* [PROBLEM STATEMENT]: Keep to the lines from the line containing "Write the Apache ECharts code for this chart." through the line containing "var labelY = [302, 267, 232, 200, 167, 132, 99];": copy them exactly and leave every picture out.

(Records contained in a dataset)
----------

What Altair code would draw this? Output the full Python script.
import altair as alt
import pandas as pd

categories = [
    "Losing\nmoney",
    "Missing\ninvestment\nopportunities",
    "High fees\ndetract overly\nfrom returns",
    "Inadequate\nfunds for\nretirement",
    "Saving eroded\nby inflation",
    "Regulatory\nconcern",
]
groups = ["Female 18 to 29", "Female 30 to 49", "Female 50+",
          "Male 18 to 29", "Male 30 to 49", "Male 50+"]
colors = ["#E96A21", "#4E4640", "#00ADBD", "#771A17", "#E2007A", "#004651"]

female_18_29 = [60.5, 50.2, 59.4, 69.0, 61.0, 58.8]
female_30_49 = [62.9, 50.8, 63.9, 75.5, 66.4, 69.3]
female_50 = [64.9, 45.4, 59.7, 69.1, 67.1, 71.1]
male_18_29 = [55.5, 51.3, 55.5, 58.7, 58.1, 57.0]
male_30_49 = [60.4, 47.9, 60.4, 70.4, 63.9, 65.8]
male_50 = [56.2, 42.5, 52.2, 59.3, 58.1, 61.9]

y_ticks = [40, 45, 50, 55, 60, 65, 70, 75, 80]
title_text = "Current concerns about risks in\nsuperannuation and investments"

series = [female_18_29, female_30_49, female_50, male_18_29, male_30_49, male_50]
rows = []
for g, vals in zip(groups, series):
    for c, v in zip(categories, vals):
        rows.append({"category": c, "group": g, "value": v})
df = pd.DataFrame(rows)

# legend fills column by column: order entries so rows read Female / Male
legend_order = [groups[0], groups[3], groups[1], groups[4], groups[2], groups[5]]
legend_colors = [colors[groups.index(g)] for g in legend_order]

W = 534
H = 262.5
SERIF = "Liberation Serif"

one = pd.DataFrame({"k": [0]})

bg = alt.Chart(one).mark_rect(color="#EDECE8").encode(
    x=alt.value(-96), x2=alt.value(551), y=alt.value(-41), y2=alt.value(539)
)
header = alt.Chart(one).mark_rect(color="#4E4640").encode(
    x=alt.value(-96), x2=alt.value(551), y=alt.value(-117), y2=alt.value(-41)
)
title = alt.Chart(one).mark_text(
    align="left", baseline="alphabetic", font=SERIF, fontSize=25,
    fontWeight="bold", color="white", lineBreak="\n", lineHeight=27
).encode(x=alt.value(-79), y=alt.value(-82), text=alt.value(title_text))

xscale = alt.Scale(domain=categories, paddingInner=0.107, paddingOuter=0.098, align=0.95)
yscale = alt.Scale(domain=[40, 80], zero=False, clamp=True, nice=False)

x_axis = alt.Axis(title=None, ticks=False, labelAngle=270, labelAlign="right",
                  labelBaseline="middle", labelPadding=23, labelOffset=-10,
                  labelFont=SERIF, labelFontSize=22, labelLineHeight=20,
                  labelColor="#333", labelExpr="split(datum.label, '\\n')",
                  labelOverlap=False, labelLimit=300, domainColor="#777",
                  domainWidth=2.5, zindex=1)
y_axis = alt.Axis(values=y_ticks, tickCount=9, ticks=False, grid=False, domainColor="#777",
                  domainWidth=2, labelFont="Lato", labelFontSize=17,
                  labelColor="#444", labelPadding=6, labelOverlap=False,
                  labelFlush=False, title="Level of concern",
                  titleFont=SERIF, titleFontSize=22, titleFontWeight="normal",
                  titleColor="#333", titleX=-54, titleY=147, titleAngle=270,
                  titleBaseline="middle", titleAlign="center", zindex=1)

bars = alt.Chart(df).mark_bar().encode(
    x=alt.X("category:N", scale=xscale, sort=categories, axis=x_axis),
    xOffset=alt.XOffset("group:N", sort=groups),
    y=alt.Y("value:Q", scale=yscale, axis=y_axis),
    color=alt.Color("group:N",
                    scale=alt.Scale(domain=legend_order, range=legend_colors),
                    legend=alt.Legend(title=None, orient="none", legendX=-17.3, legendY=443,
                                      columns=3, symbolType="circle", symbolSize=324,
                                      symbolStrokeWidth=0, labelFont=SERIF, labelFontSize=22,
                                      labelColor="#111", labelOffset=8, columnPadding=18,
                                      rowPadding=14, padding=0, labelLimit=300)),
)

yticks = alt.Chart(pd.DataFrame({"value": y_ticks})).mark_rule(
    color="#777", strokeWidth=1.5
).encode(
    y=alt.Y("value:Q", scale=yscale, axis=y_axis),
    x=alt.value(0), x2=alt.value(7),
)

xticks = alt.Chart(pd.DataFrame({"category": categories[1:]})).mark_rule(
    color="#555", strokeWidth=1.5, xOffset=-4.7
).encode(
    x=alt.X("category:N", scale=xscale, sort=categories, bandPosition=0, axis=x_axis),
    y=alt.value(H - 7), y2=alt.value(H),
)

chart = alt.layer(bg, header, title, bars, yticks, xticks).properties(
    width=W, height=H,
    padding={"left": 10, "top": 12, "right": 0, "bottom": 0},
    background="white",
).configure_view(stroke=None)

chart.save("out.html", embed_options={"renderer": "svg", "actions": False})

----------

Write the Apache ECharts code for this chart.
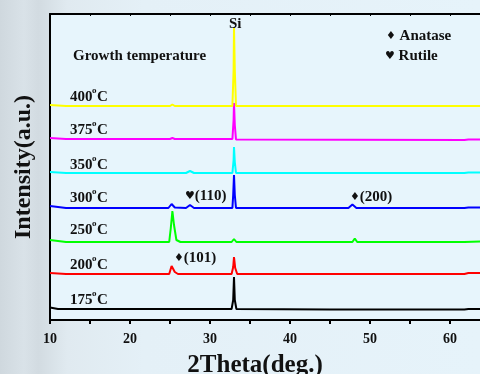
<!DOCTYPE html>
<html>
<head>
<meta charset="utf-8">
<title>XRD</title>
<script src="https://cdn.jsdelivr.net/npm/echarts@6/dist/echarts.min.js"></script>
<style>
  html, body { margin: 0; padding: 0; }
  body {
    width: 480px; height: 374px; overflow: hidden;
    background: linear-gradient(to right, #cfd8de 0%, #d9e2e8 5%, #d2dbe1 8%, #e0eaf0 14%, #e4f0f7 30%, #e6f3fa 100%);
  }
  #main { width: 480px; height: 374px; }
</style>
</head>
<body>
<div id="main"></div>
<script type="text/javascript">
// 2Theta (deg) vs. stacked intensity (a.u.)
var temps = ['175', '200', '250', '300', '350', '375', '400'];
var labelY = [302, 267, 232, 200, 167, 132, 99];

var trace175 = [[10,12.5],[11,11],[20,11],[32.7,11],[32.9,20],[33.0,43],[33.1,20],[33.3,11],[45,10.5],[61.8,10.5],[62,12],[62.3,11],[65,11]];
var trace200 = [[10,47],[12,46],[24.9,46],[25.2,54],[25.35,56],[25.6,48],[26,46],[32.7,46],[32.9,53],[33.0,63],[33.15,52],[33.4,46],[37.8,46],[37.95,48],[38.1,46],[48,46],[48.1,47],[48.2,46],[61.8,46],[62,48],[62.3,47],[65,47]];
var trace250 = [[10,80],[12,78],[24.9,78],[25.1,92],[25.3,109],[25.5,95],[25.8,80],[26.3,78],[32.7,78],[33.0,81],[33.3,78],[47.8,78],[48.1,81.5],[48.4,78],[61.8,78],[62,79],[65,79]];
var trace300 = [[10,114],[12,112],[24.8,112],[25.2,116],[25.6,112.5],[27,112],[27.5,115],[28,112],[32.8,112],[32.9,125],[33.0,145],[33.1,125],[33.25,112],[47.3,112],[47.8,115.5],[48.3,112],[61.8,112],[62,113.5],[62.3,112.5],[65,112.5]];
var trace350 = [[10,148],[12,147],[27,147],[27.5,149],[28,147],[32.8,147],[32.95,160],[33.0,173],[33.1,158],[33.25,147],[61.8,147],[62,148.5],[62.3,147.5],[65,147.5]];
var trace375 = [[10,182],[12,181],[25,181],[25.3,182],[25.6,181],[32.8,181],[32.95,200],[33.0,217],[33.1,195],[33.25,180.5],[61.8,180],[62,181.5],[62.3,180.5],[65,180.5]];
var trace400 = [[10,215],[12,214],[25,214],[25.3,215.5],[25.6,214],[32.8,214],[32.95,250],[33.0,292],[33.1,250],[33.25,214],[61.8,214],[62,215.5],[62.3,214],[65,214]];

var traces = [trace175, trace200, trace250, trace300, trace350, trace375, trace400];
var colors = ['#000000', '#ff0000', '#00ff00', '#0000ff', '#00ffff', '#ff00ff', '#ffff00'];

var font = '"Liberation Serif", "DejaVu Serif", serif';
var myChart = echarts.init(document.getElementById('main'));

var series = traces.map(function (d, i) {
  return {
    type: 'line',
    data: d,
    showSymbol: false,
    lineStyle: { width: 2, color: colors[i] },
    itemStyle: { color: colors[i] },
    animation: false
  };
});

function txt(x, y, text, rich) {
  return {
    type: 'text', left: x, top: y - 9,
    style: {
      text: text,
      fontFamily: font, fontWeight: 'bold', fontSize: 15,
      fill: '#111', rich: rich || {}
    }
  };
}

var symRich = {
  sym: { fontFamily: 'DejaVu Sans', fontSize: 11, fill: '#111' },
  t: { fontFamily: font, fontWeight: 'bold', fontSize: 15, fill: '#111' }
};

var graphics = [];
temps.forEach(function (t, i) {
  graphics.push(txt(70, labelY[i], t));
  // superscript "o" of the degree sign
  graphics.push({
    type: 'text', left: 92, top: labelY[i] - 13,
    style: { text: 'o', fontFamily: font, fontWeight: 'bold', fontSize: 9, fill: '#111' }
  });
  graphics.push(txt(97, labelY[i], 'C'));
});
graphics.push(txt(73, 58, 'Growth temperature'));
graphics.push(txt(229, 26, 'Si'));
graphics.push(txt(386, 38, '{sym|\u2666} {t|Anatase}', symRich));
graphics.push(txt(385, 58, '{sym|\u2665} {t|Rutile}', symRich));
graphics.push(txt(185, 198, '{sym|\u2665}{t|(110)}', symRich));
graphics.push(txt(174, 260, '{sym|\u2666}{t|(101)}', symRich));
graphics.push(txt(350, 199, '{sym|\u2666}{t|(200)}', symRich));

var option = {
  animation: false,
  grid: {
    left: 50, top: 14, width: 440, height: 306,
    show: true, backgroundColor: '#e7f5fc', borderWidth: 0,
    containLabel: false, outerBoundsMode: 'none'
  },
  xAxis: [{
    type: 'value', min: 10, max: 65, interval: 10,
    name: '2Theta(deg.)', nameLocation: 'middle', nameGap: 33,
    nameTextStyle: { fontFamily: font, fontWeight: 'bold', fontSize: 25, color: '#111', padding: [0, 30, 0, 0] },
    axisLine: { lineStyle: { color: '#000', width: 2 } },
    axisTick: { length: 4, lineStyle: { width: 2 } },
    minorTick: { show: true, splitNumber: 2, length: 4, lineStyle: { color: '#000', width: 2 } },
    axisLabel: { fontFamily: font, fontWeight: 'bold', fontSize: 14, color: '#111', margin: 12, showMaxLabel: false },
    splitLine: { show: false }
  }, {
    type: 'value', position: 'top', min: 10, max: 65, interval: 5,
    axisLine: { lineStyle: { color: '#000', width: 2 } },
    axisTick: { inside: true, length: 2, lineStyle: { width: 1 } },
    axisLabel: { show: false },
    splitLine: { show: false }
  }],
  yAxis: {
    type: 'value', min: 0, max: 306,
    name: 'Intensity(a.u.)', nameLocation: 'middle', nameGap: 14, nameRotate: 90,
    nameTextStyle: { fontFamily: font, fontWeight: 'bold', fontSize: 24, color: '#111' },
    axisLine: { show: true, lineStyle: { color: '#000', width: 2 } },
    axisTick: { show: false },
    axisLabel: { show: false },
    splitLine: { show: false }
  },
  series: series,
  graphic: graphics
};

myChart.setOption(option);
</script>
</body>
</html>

----------

* [COMPLETED EXERCISE]:
Write the Apache ECharts code for this chart.
<!DOCTYPE html>
<html>
<head>
<meta charset="utf-8">
<title>XRD</title>
<script src="https://cdn.jsdelivr.net/npm/echarts@6/dist/echarts.min.js"></script>
<style>
  html, body { margin: 0; padding: 0; }
  body {
    width: 480px; height: 374px; overflow: hidden;
    background: linear-gradient(to right, #cfd8de 0%, #d9e2e8 5%, #d2dbe1 8%, #e0eaf0 14%, #e4f0f7 30%, #e6f3fa 100%);
  }
  #main { width: 480px; height: 374px; }
</style>
</head>
<body>
<div id="main"></div>
<script type="text/javascript">
// 2Theta (deg) vs. stacked intensity (a.u.)
var temps = ['175', '200', '250', '300', '350', '375', '400'];
var labelY = [302, 267, 232, 200, 167, 132, 99];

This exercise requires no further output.